Using the records that follow, copy every line containing the word "this".

Materials provided
___

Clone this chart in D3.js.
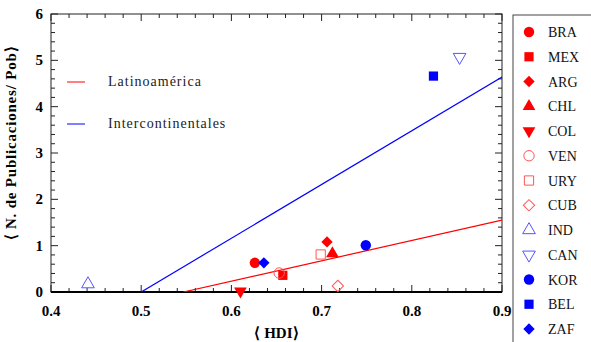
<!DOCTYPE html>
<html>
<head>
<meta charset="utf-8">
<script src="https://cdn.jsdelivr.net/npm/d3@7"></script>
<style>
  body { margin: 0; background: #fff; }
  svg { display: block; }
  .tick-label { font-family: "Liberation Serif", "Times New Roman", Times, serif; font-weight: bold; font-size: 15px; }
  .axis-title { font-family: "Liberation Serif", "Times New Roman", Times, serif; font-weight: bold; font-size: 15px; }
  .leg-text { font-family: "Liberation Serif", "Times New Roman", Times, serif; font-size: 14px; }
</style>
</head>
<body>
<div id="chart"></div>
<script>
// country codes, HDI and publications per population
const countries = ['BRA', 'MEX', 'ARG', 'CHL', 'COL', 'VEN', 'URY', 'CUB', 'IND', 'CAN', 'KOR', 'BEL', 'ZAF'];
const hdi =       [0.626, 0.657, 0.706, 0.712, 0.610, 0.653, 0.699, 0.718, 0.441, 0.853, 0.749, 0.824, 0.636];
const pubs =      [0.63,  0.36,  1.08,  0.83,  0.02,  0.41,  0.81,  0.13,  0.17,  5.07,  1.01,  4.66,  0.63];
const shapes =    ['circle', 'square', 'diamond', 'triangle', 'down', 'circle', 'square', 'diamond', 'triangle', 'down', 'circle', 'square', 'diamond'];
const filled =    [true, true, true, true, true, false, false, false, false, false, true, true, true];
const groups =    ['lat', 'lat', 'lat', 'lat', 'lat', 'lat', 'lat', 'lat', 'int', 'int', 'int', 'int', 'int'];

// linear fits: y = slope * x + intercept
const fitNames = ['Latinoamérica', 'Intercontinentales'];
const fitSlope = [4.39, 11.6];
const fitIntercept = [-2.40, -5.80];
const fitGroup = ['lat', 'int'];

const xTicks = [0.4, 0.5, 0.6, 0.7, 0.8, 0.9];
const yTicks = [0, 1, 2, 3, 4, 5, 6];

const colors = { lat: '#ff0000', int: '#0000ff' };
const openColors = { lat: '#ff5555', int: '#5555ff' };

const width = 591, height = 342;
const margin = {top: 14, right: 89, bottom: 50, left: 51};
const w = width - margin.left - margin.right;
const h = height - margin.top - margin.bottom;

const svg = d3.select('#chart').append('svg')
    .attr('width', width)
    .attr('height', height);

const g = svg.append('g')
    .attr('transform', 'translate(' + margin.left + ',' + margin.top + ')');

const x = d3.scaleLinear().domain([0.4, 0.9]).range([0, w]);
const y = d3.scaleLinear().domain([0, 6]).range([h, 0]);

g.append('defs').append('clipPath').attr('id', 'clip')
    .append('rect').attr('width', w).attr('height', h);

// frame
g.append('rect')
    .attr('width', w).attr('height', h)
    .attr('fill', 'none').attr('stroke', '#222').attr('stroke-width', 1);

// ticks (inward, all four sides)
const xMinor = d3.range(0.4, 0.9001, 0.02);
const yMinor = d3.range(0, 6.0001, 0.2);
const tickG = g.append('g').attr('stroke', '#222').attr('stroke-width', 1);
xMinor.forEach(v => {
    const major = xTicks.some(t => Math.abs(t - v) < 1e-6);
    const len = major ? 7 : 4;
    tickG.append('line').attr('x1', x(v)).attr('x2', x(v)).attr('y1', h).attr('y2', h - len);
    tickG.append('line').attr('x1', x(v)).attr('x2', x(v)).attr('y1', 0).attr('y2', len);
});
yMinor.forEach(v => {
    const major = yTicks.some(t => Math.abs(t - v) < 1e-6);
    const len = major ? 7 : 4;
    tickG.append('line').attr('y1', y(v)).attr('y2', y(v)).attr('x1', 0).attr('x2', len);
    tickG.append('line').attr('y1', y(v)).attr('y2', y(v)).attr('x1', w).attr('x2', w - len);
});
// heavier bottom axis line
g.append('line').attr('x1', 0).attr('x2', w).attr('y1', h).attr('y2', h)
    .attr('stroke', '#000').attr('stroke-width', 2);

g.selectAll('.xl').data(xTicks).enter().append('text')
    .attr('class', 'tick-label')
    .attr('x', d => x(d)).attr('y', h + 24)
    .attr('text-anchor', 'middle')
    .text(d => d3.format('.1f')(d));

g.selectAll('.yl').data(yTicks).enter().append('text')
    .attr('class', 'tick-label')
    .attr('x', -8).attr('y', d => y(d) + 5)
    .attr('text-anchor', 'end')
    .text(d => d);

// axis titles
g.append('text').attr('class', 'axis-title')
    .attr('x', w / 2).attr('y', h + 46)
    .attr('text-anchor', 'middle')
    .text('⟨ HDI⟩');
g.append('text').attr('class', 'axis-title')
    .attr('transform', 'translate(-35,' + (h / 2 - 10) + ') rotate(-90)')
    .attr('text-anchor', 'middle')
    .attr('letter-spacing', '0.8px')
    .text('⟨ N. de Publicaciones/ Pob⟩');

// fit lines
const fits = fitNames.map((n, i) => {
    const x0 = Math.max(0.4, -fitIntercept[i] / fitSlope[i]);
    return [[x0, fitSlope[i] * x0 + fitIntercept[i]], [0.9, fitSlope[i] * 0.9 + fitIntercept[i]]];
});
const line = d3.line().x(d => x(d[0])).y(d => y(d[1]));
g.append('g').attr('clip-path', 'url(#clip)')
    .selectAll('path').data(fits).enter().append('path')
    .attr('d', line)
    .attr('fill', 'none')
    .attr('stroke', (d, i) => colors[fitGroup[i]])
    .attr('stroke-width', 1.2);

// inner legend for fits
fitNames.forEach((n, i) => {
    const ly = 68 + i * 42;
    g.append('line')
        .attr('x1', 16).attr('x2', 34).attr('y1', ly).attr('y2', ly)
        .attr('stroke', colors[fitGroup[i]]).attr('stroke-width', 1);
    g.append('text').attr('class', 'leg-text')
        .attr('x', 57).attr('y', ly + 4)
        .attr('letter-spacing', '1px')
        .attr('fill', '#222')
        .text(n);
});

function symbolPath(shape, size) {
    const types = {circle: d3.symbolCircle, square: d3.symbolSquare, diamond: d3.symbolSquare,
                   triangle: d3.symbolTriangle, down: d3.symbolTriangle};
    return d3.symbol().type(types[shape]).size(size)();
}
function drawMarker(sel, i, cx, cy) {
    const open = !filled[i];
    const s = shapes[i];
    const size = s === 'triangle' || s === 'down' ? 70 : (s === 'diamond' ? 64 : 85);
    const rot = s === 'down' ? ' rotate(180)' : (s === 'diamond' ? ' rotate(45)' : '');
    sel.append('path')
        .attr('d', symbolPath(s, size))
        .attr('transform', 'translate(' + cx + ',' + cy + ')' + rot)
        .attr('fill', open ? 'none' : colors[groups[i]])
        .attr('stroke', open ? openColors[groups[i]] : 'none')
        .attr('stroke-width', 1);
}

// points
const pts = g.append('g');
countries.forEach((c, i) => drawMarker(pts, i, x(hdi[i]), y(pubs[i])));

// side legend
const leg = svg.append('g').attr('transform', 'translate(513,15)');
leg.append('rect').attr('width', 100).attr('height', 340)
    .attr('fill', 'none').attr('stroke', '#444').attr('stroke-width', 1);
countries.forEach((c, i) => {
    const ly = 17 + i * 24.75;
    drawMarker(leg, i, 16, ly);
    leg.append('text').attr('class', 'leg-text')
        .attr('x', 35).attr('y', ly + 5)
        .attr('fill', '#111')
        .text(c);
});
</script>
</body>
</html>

___

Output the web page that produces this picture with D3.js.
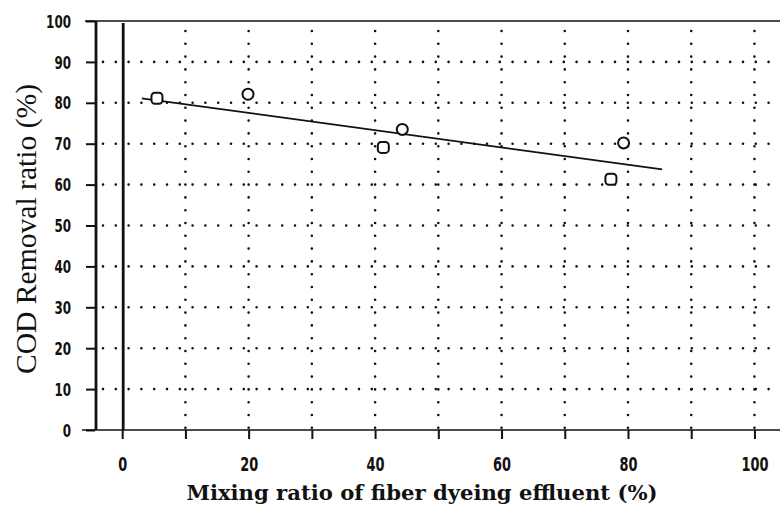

___

Full answer
Clone this chart in D3.js.
Output the web page that produces this picture with D3.js.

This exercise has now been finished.